Guy Ritchie’s ‘Operation Fortune: Ruse de guerre’ sputters

When a mysterious, $10 billion object is stolen at the start of “Operation Fortune: Ruse de guerre” and the British government wants it back, an intelligence chief says, “I need a creative cunning and unconventional vision to retrieve this kind of mercurial threat.”

Creative cunning and unconventional vision has, in the past, been what director Guy Ritchie has brought with great success to the tired heist and spy genres. 

movie review

Running time: 114 minutes. Rated R (language and violence.) In theaters.

In films like 2019’s “The Gentlemen,” he’d have the usually dapper Hugh Grant play a sleazy journalist who refers to England only as “Angleterre” in an East End accent, and in 2021’s “Wrath of Man” he showcased frequent collaborator Jason Statham’s ability to switch from hilarious to killing machine.

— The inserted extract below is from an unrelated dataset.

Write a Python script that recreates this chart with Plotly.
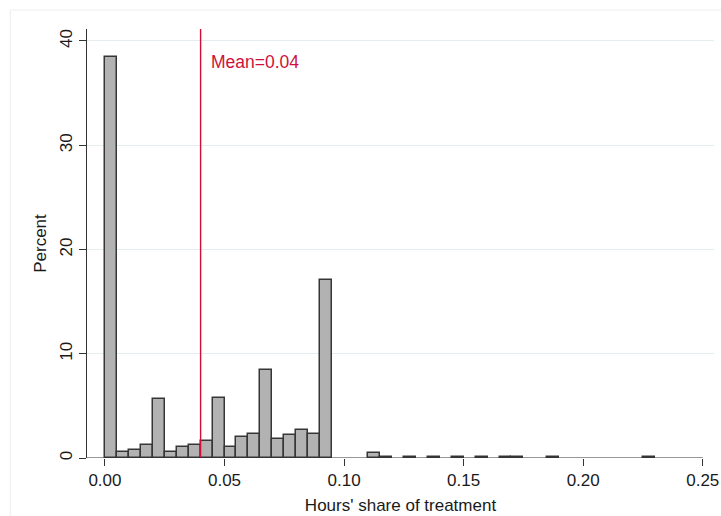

With this director, we’re never so much watching an espionage or crime movie as enjoying another off-the-rails Guy Ritchie attraction. 

That is, until “Operation Fortune,” the co-writer and director’s most uninspired movie in a minute. Lazily bopping around to exotic locales like Cannes, France, Antalya, Turkey, and Doha, Qatar, it’s a generic collage of mega-yachts, luxe hotels, fancy parties, disguised identities and tame fights that add up to a big nothing.

Fortune (Jason Statham), Danny (Josh Hartnett) and Sarah (Aubrey Plaza) search the world to recover a stolen, dangerous item.
Fortune (Jason Statham), Danny (Josh Hartnett) and Sarah (Aubrey Plaza) search the world to recover a stolen, dangerous item.

Worry not about your blood pressure at “Ruse de guerre.” One chase scene in sunny Antalya, with actor Max Beesley on a vespa, is downright soothing. The only factor making it an action sequence at all is the drag-and-drop pursuit music — otherwise it’s a swell drive through town. For accuracy’s sake, they should change the song to “Vacation” by the Go-Gos.

It all amounts to pushing a broken-down plot down the highway. The swiped device turns out to be high-tech “AI,” which is rapidly becoming Bitcoin’s annoying-dinner-conversation successor, and a mercenary group led by Nathan (Cary Elwes) and including Statham’s Orson Fortune, Aubrey Plaza’s Sarah and Bugzy Malone’s JJ gets roped in to retrieve it. 

They also blackmail a movie star named Danny Francesco (Josh Hartnett, blending in with the scenery) into helping them with their scheme. And Grant is back, cockney accent and all, as a nefarious rich dude who’s far less fun than his “Gentlemen” role.

Hugh Grant's reunion with director Guy Ritchie is far less successful than "The Gentlemen."
Hugh Grant’s reunion with director Guy Ritchie is far less successful than “The Gentlemen.”

If you like Statham’s shtick — I do — he tends to be the high point of the film. The old dog’s learned no new tricks, but what’s wrong with fetch? There are, however, some missed opportunities with his character as written. Fortune’s defining characteristic, outside of being badass, is he likes overlong vacations and preposterously expensive amenities: private jets, 1982 bottles of wine, etc. But, in a typical 2023 move, his organization starts cutting back on his expenses at the start of the movie. Ritchie should’ve done more with that gag throughout.

While Statham sticks to what he knows, Plaza pushes aside her signature dry deliveries and doesn’t attempt a more exaggerated type, either. Rather settles on an indistinct, awkward middle. Actually, the very funny actress was a strange choice to pair with Statham from the start because, well, neither of them ever shows much enthusiasm in anything. Together, they’re like a sexy “American Gothic.”

And, on the whole, energy is what this “Ruse” is missing.